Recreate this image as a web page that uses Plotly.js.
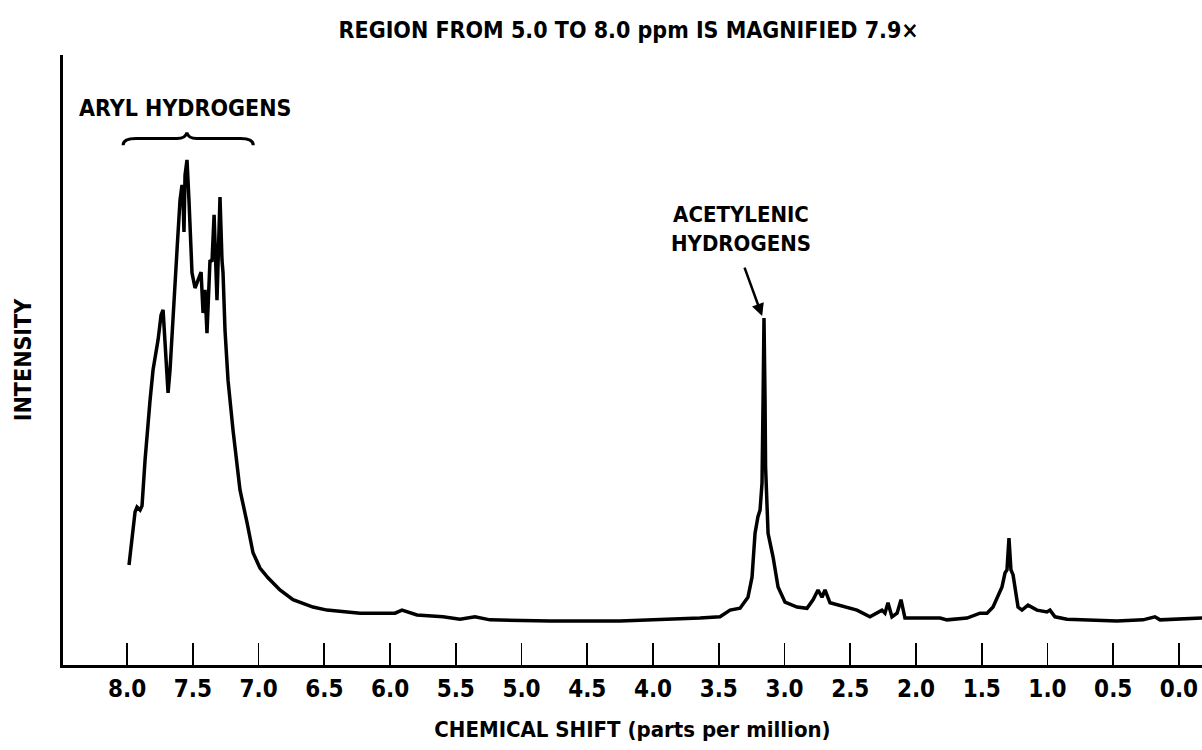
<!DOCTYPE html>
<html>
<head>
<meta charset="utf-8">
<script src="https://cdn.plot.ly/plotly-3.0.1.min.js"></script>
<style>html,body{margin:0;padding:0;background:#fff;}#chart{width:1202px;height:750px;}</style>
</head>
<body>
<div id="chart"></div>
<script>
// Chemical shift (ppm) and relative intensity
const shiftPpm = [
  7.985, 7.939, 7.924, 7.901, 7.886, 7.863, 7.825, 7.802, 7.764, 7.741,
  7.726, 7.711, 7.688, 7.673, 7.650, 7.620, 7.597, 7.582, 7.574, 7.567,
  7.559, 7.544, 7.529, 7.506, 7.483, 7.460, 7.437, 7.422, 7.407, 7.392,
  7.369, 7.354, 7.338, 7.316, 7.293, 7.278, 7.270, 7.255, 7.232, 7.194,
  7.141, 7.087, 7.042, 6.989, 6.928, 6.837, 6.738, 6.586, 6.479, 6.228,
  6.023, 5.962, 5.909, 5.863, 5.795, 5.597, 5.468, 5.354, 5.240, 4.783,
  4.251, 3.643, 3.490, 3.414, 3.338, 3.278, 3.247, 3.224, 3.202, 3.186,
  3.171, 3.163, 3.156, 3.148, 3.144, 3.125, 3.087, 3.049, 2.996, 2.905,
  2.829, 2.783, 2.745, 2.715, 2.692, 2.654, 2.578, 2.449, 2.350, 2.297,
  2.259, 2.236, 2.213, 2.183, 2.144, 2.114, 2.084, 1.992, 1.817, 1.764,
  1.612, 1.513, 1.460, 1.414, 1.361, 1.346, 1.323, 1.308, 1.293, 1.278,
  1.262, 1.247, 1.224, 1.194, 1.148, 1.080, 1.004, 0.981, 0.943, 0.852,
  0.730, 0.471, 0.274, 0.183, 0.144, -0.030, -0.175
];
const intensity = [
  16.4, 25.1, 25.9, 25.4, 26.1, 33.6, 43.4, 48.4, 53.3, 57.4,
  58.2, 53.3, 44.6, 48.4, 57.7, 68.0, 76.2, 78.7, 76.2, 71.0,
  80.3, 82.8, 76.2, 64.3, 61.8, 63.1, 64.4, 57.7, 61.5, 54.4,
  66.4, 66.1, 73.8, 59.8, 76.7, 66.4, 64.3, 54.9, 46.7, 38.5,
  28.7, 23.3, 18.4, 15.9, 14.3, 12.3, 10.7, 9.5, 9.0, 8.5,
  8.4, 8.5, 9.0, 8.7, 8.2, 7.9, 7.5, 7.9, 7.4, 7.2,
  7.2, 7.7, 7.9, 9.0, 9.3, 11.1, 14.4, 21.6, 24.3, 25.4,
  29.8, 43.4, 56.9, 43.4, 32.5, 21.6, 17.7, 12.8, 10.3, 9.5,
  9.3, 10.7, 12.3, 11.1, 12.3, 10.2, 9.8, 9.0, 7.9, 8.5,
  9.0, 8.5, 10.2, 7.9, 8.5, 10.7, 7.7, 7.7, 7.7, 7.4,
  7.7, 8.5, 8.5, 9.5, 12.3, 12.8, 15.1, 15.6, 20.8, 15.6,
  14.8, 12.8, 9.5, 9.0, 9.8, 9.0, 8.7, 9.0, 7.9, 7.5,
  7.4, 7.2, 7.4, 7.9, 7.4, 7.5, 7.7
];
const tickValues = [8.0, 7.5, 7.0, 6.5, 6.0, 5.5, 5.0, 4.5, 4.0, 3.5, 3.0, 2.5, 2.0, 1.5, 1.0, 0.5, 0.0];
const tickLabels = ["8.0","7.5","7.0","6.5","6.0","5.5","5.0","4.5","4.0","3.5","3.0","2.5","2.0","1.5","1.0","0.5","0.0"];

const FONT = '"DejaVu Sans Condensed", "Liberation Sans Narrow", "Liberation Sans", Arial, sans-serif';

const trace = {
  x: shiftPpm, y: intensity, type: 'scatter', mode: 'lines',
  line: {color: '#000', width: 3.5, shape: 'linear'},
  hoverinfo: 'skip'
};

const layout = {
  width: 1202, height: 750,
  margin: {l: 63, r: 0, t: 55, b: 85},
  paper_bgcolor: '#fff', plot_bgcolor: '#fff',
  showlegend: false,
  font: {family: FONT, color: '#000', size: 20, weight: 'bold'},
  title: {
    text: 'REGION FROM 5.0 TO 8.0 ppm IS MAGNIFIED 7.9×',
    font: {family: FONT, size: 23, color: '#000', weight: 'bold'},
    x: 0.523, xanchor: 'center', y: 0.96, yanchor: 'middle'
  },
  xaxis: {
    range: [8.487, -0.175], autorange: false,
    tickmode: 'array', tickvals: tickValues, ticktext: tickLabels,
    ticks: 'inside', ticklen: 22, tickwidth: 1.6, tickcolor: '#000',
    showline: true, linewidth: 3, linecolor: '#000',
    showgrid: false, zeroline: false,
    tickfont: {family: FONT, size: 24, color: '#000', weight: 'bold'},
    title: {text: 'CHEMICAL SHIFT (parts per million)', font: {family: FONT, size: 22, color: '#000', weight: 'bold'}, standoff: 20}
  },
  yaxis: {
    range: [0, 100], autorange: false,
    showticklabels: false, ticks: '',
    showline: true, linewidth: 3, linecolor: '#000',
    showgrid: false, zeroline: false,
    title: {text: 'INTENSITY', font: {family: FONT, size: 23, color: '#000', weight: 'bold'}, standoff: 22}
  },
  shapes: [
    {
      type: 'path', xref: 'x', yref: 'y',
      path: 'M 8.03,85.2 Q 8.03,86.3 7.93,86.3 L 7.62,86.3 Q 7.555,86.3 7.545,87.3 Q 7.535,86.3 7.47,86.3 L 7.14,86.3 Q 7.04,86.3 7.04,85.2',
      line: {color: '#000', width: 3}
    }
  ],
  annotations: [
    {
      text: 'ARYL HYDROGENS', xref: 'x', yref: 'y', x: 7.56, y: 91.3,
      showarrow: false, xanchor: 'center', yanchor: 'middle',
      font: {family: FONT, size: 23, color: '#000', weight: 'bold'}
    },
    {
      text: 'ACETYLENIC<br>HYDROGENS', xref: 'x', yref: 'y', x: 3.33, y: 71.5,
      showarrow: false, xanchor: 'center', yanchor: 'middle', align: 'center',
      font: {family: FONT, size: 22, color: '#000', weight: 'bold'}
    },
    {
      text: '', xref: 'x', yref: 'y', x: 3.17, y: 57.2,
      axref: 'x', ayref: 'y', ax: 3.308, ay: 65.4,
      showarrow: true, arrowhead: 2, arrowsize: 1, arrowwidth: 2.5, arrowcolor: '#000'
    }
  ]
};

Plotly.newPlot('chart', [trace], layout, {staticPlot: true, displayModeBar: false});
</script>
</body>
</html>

**Task brief:**
Repeat the data exactly, excluding the pictures.

**Solution for this exercise:**
Recreate this image as a web page that uses Plotly.js.
<!DOCTYPE html>
<html>
<head>
<meta charset="utf-8">
<script src="https://cdn.plot.ly/plotly-3.0.1.min.js"></script>
<style>html,body{margin:0;padding:0;background:#fff;}#chart{width:1202px;height:750px;}</style>
</head>
<body>
<div id="chart"></div>
<script>
// Chemical shift (ppm) and relative intensity
const shiftPpm = [
  7.985, 7.939, 7.924, 7.901, 7.886, 7.863, 7.825, 7.802, 7.764, 7.741,
  7.726, 7.711, 7.688, 7.673, 7.650, 7.620, 7.597, 7.582, 7.574, 7.567,
  7.559, 7.544, 7.529, 7.506, 7.483, 7.460, 7.437, 7.422, 7.407, 7.392,
  7.369, 7.354, 7.338, 7.316, 7.293, 7.278, 7.270, 7.255, 7.232, 7.194,
  7.141, 7.087, 7.042, 6.989, 6.928, 6.837, 6.738, 6.586, 6.479, 6.228,
  6.023, 5.962, 5.909, 5.863, 5.795, 5.597, 5.468, 5.354, 5.240, 4.783,
  4.251, 3.643, 3.490, 3.414, 3.338, 3.278, 3.247, 3.224, 3.202, 3.186,
  3.171, 3.163, 3.156, 3.148, 3.144, 3.125, 3.087, 3.049, 2.996, 2.905,
  2.829, 2.783, 2.745, 2.715, 2.692, 2.654, 2.578, 2.449, 2.350, 2.297,
  2.259, 2.236, 2.213, 2.183, 2.144, 2.114, 2.084, 1.992, 1.817, 1.764,
  1.612, 1.513, 1.460, 1.414, 1.361, 1.346, 1.323, 1.308, 1.293, 1.278,
  1.262, 1.247, 1.224, 1.194, 1.148, 1.080, 1.004, 0.981, 0.943, 0.852,
  0.730, 0.471, 0.274, 0.183, 0.144, -0.030, -0.175
];
const intensity = [
  16.4, 25.1, 25.9, 25.4, 26.1, 33.6, 43.4, 48.4, 53.3, 57.4,
  58.2, 53.3, 44.6, 48.4, 57.7, 68.0, 76.2, 78.7, 76.2, 71.0,
  80.3, 82.8, 76.2, 64.3, 61.8, 63.1, 64.4, 57.7, 61.5, 54.4,
  66.4, 66.1, 73.8, 59.8, 76.7, 66.4, 64.3, 54.9, 46.7, 38.5,
  28.7, 23.3, 18.4, 15.9, 14.3, 12.3, 10.7, 9.5, 9.0, 8.5,
  8.4, 8.5, 9.0, 8.7, 8.2, 7.9, 7.5, 7.9, 7.4, 7.2,
  7.2, 7.7, 7.9, 9.0, 9.3, 11.1, 14.4, 21.6, 24.3, 25.4,
  29.8, 43.4, 56.9, 43.4, 32.5, 21.6, 17.7, 12.8, 10.3, 9.5,
  9.3, 10.7, 12.3, 11.1, 12.3, 10.2, 9.8, 9.0, 7.9, 8.5,
  9.0, 8.5, 10.2, 7.9, 8.5, 10.7, 7.7, 7.7, 7.7, 7.4,
  7.7, 8.5, 8.5, 9.5, 12.3, 12.8, 15.1, 15.6, 20.8, 15.6,
  14.8, 12.8, 9.5, 9.0, 9.8, 9.0, 8.7, 9.0, 7.9, 7.5,
  7.4, 7.2, 7.4, 7.9, 7.4, 7.5, 7.7
];
const tickValues = [8.0, 7.5, 7.0, 6.5, 6.0, 5.5, 5.0, 4.5, 4.0, 3.5, 3.0, 2.5, 2.0, 1.5, 1.0, 0.5, 0.0];
const tickLabels = ["8.0","7.5","7.0","6.5","6.0","5.5","5.0","4.5","4.0","3.5","3.0","2.5","2.0","1.5","1.0","0.5","0.0"];

const FONT = '"DejaVu Sans Condensed", "Liberation Sans Narrow", "Liberation Sans", Arial, sans-serif';

const trace = {
  x: shiftPpm, y: intensity, type: 'scatter', mode: 'lines',
  line: {color: '#000', width: 3.5, shape: 'linear'},
  hoverinfo: 'skip'
};

const layout = {
  width: 1202, height: 750,
  margin: {l: 63, r: 0, t: 55, b: 85},
  paper_bgcolor: '#fff', plot_bgcolor: '#fff',
  showlegend: false,
  font: {family: FONT, color: '#000', size: 20, weight: 'bold'},
  title: {
    text: 'REGION FROM 5.0 TO 8.0 ppm IS MAGNIFIED 7.9×',
    font: {family: FONT, size: 23, color: '#000', weight: 'bold'},
    x: 0.523, xanchor: 'center', y: 0.96, yanchor: 'middle'
  },
  xaxis: {
    range: [8.487, -0.175], autorange: false,
    tickmode: 'array', tickvals: tickValues, ticktext: tickLabels,
    ticks: 'inside', ticklen: 22, tickwidth: 1.6, tickcolor: '#000',
    showline: true, linewidth: 3, linecolor: '#000',
    showgrid: false, zeroline: false,
    tickfont: {family: FONT, size: 24, color: '#000', weight: 'bold'},
    title: {text: 'CHEMICAL SHIFT (parts per million)', font: {family: FONT, size: 22, color: '#000', weight: 'bold'}, standoff: 20}
  },
  yaxis: {
    range: [0, 100], autorange: false,
    showticklabels: false, ticks: '',
    showline: true, linewidth: 3, linecolor: '#000',
    showgrid: false, zeroline: false,
    title: {text: 'INTENSITY', font: {family: FONT, size: 23, color: '#000', weight: 'bold'}, standoff: 22}
  },
  shapes: [
    {
      type: 'path', xref: 'x', yref: 'y',
      path: 'M 8.03,85.2 Q 8.03,86.3 7.93,86.3 L 7.62,86.3 Q 7.555,86.3 7.545,87.3 Q 7.535,86.3 7.47,86.3 L 7.14,86.3 Q 7.04,86.3 7.04,85.2',
      line: {color: '#000', width: 3}
    }
  ],
  annotations: [
    {
      text: 'ARYL HYDROGENS', xref: 'x', yref: 'y', x: 7.56, y: 91.3,
      showarrow: false, xanchor: 'center', yanchor: 'middle',
      font: {family: FONT, size: 23, color: '#000', weight: 'bold'}
    },
    {
      text: 'ACETYLENIC<br>HYDROGENS', xref: 'x', yref: 'y', x: 3.33, y: 71.5,
      showarrow: false, xanchor: 'center', yanchor: 'middle', align: 'center',
      font: {family: FONT, size: 22, color: '#000', weight: 'bold'}
    },
    {
      text: '', xref: 'x', yref: 'y', x: 3.17, y: 57.2,
      axref: 'x', ayref: 'y', ax: 3.308, ay: 65.4,
      showarrow: true, arrowhead: 2, arrowsize: 1, arrowwidth: 2.5, arrowcolor: '#000'
    }
  ]
};

Plotly.newPlot('chart', [trace], layout, {staticPlot: true, displayModeBar: false});
</script>
</body>
</html>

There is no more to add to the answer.